Open narutoxc opened 5 months ago

narutoxc commented 5 months ago

Hello, after reading your paper and this project, I did not understand how TorKameleon proxy achieves user K-anonymity. I read Tork and Tir mentioned in your paper. These two schemes basically confuse the identities of K users, reducing the attacker's identification rate to 1/K. But in this solution, why can k-anonymity be achieved by connecting to TorKameleon proxy? I want to know the answer to this, can you answer it for me, thank you.

AfonsoVilalonga commented 5 months ago

Hi!

I am more than glad to answer and thank you for showing interest in this project.

The main idea behind this concept is similar to what TorK (or BriK as it is now called) and Tir do. Connecting to a single proxy would not provide K anonymity, but having K proxies interconnected in a network with K users sending similar traffic at the same time, and/or having the proxies send chaff traffic alongside the legitimate traffic, would give plausible deniability to any individual user that the outgoing traffic is originally sent by them and not by any of the remaining K-1 users. At least, this is the idea.

Now, that aspect of our work still needs some more testing and work, since we do not automate this grouping of users and it is something that we are currently looking into. We later divided this into two avenues of work, one related to the primary focus (the WebRTC encapsulation methodology) and a second for the multipath routing and K-anonymity solution.

Our main objective with this work was to create an easily deployable solution that utilizes WebRTC media streaming-based encapsulation.
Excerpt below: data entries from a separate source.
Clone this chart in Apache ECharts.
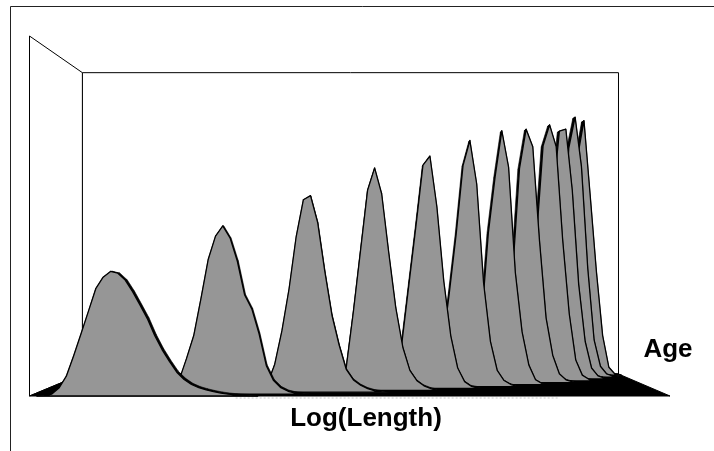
<!DOCTYPE html>
<html>
<head>
<meta charset="utf-8">
<script src="https://cdn.jsdelivr.net/npm/echarts/dist/echarts.min.js"></script>
<style>
  html, body { margin: 0; padding: 0; background: #fff; }
  #chart { width: 714px; height: 451px; }
</style>
</head>
<body>
<div id="chart"></div>
<script>
// Length-frequency curves per age group on a Log(Length) bin scale,
// drawn as a 3-D area chart with the youngest group in front.

// Bins along Log(Length): 0 .. 87
const binMin = 0;
const binMax = 87;
const freqMax = 100;

// First bin of each age group's curve (youngest first)
const startBins = [1, 17, 30, 41, 47, 53, 58, 63, 67, 70, 73, 75];

// Frequencies per bin, from each group's first bin onwards
const age1 = [0, 0.1, 0.5, 2.2, 5.5, 11.2, 17.3, 23.5, 29.8, 33.0, 34.6, 34.1, 32.2, 29.0, 25.3, 21.5,
              16.8, 12.9, 9.6, 6.6, 4.6, 3.2, 2.3, 1.7, 1.2, 0.8, 0.5, 0.3, 0.15, 0.05, 0];
const age2 = [0, 0.2, 0.8, 4.0, 10.0, 16.5, 27.0, 38.0, 44.5, 47.4, 44.0, 37.5, 28.0, 24.0, 17.0, 8.0,
              3.8, 1.8, 0.8, 0.3, 0.1, 0];
const age3 = [0, 0.8, 2.5, 8.0, 17.5, 29.5, 44.5, 55.0, 56.2, 48.5, 34.5, 22.0, 13.5, 6.5, 3.5, 2.0,
              1.0, 0.4, 0.1, 0];
const age4 = [0, 1.5, 7.0, 23.0, 40.5, 58.0, 64.5, 57.0, 40.0, 24.0, 12.5, 5.8, 2.8, 1.3, 0.5, 0];
const age5 = [0, 0.5, 1.5, 5.0, 14.0, 31.0, 48.0, 65.7, 68.4, 53.5, 31.5, 15.5, 6.0, 2.0, 0.6, 0.2, 0];
const age6 = [0, 0.5, 1.5, 4.5, 12.0, 28.0, 45.5, 66.0, 73.5, 60.5, 31.0, 13.5, 4.8, 1.8, 0.6, 0];
const age7 = [0, 0.3, 0.8, 2.5, 8.0, 20.0, 46.0, 63.0, 77.0, 66.0, 34.0, 16.0, 6.0, 1.5, 0.3, 0];
const age8 = [0, 0.3, 1.0, 3.5, 12.0, 35.0, 66.0, 78.1, 72.7, 44.0, 20.0, 8.5, 2.8, 0.9, 0.3, 0];
const age9 = [0, 0.4, 1.5, 5.0, 18.0, 45.0, 73.5, 80.1, 73.3, 44.0, 21.0, 6.5, 1.8, 0.5, 0];
const age10 = [0, 0.5, 2.0, 7.0, 25.0, 58.0, 78.8, 79.4, 60.0, 30.0, 12.0, 3.5, 1.0, 0.3, 0];
const age11 = [0, 1.0, 3.0, 10.0, 35.0, 74.0, 84.0, 68.0, 35.0, 12.0, 3.5, 1.0, 0.3, 0];
const age12 = [0, 0.8, 3.0, 12.0, 40.0, 72.0, 83.6, 59.0, 34.0, 13.0, 2.6, 0.3, 0];

const ageGroups = [age1, age2, age3, age4, age5, age6, age7, age8, age9, age10, age11, age12];

// Span of the faint dotted axis line under the floor (in bins)
const axisLineBins = [28, 72];

const xTitle = 'Log(Length)';
const depthTitle = 'Age';

// ---- 3-D view settings ----
const vanish = [0.5066, 0.625]; // vanishing point, as a fraction of the front plane
const groupStep = 0.014;        // perspective scale step from one age group to the next
const ribbonDepth = 0.009;      // depth of each ribbon (as a scale step)
const backScale = 0.837;        // perspective scale of the back wall
const faceColor = '#969696';
const edgeColor = '#000';

function projector(api) {
  const p0 = api.coord([binMin, 0]);
  const p1 = api.coord([binMax, freqMax]);
  const vx = p0[0] + (p1[0] - p0[0]) * vanish[0];
  const vy = p1[1] + (p0[1] - p1[1]) * vanish[1];
  return function (p, s) {
    return [vx + (p[0] - vx) * s, vy + (p[1] - vy) * s];
  };
}

// Walls and floor of the plot box
function renderBox(params, api) {
  if (params.dataIndexInside !== 0) return null;
  const proj = projector(api);
  const fbl = api.coord([binMin, 0]);
  const fbr = api.coord([binMax, 0]);
  const ftl = api.coord([binMin, freqMax]);
  const ftr = api.coord([binMax, freqMax]);
  const bbl = proj(fbl, backScale);
  const bbr = proj(fbr, backScale);
  const btl = proj(ftl, backScale);
  const btr = proj(ftr, backScale);
  const a0 = api.coord([axisLineBins[0], 0]);
  const a1 = api.coord([axisLineBins[1], 0]);
  const line = { stroke: '#000', lineWidth: 1, fill: '#fff' };
  return {
    type: 'group',
    children: [
      { type: 'polygon', shape: { points: [btl, btr, bbr, bbl] }, style: line },
      { type: 'polygon', shape: { points: [ftl, btl, bbl, fbl] }, style: line },
      { type: 'polygon', shape: { points: [fbl, fbr, bbr, bbl] },
        style: { fill: '#000', stroke: '#000', lineWidth: 1 } },
      { type: 'line', shape: { x1: a0[0], y1: a0[1] + 2, x2: a1[0], y2: a1[1] + 2 },
        style: { stroke: '#c8c8c8', lineWidth: 1, lineDash: [2, 2] } }
    ]
  };
}

// One ribbon: dark top surface, then the grey front face with its outline
function ribbonRenderer(k) {
  return function (params, api) {
    if (params.dataIndexInside !== 0) return null;
    const proj = projector(api);
    const sFront = 1 - k * groupStep;
    const sBack = sFront - ribbonDepth;
    const n = params.dataInsideLength;
    const front = [];
    const back = [];
    for (let j = 0; j < n; j++) {
      const c = api.coord([api.value(0, j), api.value(1, j)]);
      front.push(proj(c, sFront));
      back.push(proj(c, sBack));
    }
    const base0 = proj(api.coord([api.value(0, 0), 0]), sFront);
    const base1 = proj(api.coord([api.value(0, n - 1), 0]), sFront);
    const children = [];
    for (let j = 0; j < n - 1; j++) {
      children.push({
        type: 'polygon',
        shape: { points: [front[j], front[j + 1], back[j + 1], back[j]] },
        style: { fill: '#000', stroke: '#000', lineWidth: 0.6 }
      });
    }
    children.push({
      type: 'polygon',
      shape: { points: [base0].concat(front, [base1]) },
      style: { fill: faceColor, stroke: edgeColor, lineWidth: 1.3, lineJoin: 'round' }
    });
    return { type: 'group', children: children };
  };
}

const series = [{
  type: 'custom',
  coordinateSystem: 'cartesian2d',
  renderItem: renderBox,
  data: [[binMin, 0]],
  clip: false,
  silent: true
}];

for (let k = ageGroups.length - 1; k >= 0; k--) {
  const values = ageGroups[k];
  series.push({
    type: 'custom',
    name: 'Age ' + (k + 1),
    coordinateSystem: 'cartesian2d',
    renderItem: ribbonRenderer(k),
    encode: { x: 0, y: 1 },
    data: values.map(function (v, i) { return [startBins[k] + i, v]; }),
    clip: false,
    silent: true
  });
}

const chart = echarts.init(document.getElementById('chart'), null, { renderer: 'canvas' });
chart.setOption({
  animation: false,
  backgroundColor: '#fff',
  grid: { left: 29.5, top: 36, width: 640.5, height: 360, containLabel: false },
  xAxis: { type: 'value', min: binMin, max: binMax, show: false },
  yAxis: { type: 'value', min: 0, max: freqMax, show: false },
  graphic: [
    { type: 'rect', silent: true, z: 100,
      shape: { x: 10.5, y: 6.5, width: 760, height: 500 },
      style: { fill: 'none', stroke: '#222', lineWidth: 1 } },
    { type: 'text', silent: true, z: 100,
      style: { x: 366, y: 419, text: xTitle, textAlign: 'center', textVerticalAlign: 'middle',
               font: 'bold 26px "Liberation Sans", Arial, sans-serif', fill: '#000' } },
    { type: 'text', silent: true, z: 100,
      style: { x: 668, y: 350, text: depthTitle, textAlign: 'center', textVerticalAlign: 'middle',
               font: 'bold 26px "Liberation Sans", Arial, sans-serif', fill: '#000' } }
  ],
  series: series
});
</script>
</body>
</html>
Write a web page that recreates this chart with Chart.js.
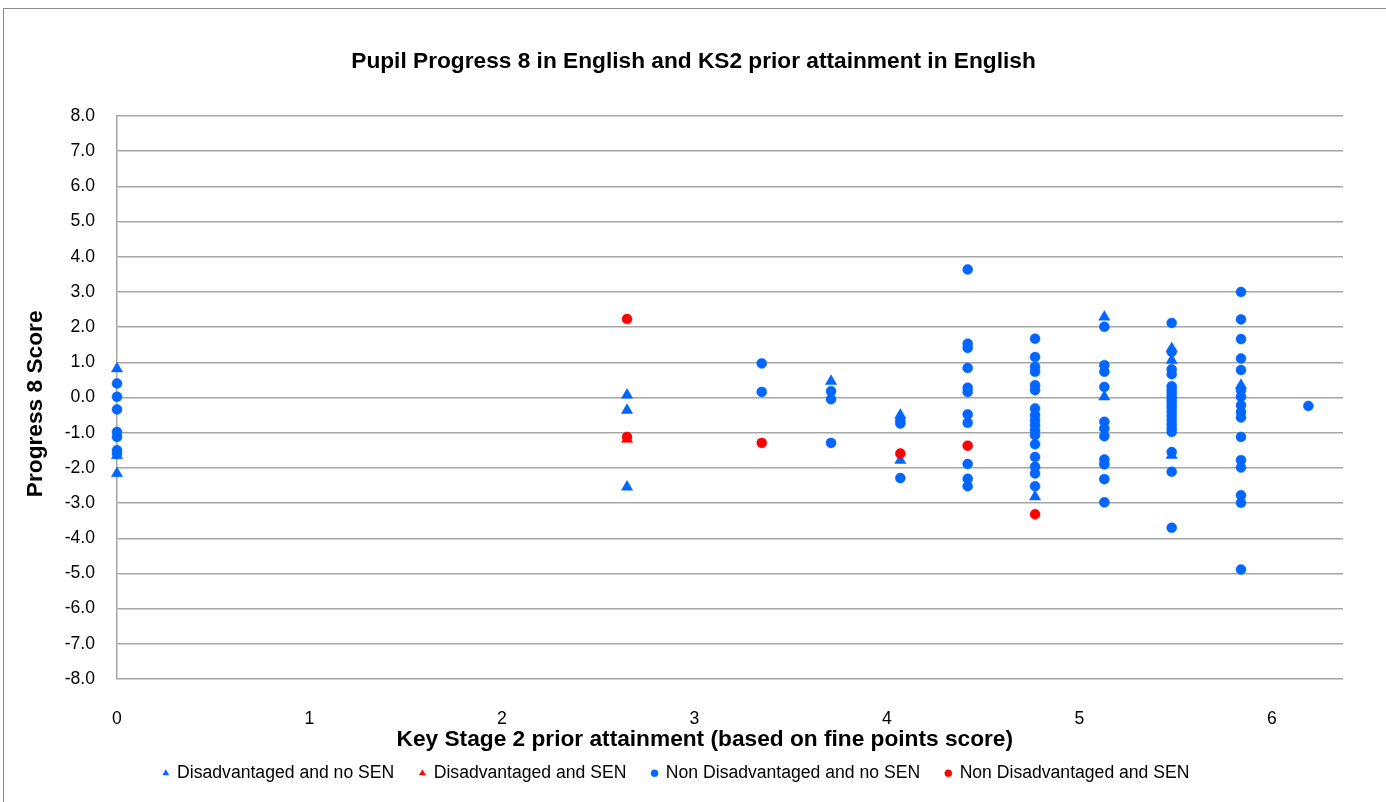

This solution could be deployed either as a pluggable transport within the Tor network or as a standalone tool. We also ported the media streaming-based encapsulation methodology of TorKameleon to a Go-based tool, leveraging the pion WebRTC framework. This tool is currently in a private repository, but we plan to make it public after some more testing. This Go-based tool is more easily deployed than the Java one and can serve as a standalone solution, where a client connects to a TorKameleon proxy using a WebRTC media stream as the carrier for data or as a pluggable transport for the Tor network.